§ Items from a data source
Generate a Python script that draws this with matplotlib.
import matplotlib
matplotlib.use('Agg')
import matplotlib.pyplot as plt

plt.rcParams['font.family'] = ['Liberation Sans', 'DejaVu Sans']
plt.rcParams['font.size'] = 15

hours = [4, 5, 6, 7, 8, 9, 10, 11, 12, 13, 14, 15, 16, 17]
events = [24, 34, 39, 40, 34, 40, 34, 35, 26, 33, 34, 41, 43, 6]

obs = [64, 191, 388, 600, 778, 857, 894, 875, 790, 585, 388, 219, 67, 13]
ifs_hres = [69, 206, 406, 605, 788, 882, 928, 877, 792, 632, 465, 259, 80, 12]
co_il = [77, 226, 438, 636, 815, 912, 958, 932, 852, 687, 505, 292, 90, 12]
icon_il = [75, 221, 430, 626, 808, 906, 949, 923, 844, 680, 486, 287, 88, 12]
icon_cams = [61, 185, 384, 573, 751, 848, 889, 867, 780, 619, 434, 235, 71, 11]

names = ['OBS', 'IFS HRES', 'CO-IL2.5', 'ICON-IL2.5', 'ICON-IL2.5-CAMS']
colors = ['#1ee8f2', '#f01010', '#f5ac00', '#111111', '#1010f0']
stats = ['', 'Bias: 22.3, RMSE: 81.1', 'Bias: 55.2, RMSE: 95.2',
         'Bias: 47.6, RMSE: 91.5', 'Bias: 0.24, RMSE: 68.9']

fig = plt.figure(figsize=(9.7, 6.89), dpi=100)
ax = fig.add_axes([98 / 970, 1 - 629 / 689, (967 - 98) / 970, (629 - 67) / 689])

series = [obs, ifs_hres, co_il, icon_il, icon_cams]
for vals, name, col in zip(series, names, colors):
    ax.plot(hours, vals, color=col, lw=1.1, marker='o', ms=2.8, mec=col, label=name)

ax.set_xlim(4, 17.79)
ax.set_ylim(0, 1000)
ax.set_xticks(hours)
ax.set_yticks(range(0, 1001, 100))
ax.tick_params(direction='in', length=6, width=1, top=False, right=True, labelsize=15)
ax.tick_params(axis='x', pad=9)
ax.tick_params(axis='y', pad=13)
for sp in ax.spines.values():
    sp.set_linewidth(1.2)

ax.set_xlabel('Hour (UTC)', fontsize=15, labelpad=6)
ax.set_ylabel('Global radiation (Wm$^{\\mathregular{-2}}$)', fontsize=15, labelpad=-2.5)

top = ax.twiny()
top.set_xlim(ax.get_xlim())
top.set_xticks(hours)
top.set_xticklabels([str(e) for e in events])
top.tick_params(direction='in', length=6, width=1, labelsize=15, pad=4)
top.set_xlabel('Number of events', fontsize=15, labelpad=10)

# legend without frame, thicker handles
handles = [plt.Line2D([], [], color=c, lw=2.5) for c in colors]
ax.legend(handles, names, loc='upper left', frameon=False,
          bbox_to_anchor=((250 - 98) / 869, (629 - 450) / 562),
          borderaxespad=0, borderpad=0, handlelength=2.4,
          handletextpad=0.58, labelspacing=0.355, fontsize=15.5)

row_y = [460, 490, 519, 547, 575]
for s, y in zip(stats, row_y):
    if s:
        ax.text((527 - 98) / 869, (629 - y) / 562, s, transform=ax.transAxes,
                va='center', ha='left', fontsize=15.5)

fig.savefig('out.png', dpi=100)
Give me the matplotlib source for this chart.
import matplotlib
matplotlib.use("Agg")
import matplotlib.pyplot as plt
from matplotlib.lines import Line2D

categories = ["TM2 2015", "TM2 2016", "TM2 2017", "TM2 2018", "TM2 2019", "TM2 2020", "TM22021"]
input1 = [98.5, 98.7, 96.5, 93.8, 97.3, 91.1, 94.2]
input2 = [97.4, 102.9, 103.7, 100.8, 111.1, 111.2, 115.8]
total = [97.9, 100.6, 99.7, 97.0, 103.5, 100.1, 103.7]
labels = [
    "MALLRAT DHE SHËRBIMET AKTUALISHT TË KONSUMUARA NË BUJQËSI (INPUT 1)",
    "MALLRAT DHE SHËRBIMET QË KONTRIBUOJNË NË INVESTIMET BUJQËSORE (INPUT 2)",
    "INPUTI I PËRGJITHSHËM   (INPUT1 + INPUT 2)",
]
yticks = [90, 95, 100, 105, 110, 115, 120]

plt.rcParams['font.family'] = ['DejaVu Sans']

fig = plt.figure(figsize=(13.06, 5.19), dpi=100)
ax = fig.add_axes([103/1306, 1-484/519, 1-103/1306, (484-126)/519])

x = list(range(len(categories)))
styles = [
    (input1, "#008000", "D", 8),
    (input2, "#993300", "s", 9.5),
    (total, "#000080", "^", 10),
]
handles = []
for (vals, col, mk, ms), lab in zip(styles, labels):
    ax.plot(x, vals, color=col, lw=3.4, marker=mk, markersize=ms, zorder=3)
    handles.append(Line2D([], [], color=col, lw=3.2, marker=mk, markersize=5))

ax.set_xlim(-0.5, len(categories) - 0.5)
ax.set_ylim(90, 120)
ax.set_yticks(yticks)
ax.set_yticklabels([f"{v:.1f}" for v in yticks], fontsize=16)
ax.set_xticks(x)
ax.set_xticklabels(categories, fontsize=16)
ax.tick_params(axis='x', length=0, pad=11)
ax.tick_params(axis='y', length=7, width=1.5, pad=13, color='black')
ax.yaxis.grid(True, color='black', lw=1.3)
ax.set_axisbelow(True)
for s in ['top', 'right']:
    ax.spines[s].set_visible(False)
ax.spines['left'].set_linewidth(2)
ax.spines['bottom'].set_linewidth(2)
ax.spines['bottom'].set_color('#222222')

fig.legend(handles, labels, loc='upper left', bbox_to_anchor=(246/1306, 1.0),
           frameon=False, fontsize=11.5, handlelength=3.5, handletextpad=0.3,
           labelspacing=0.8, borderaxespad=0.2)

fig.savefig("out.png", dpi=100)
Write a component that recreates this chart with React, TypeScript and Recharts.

§ WORK INSTRUCTIONS
Write out again, exactly, the lines from the start of the entries up to and including the one with "34, 41, 43, 6]". Nothing else belongs in the reply.

§ EXERCISE SOLUTION
Generate a Python script that draws this with matplotlib.
import matplotlib
matplotlib.use('Agg')
import matplotlib.pyplot as plt

plt.rcParams['font.family'] = ['Liberation Sans', 'DejaVu Sans']
plt.rcParams['font.size'] = 15

hours = [4, 5, 6, 7, 8, 9, 10, 11, 12, 13, 14, 15, 16, 17]
events = [24, 34, 39, 40, 34, 40, 34, 35, 26, 33, 34, 41, 43, 6]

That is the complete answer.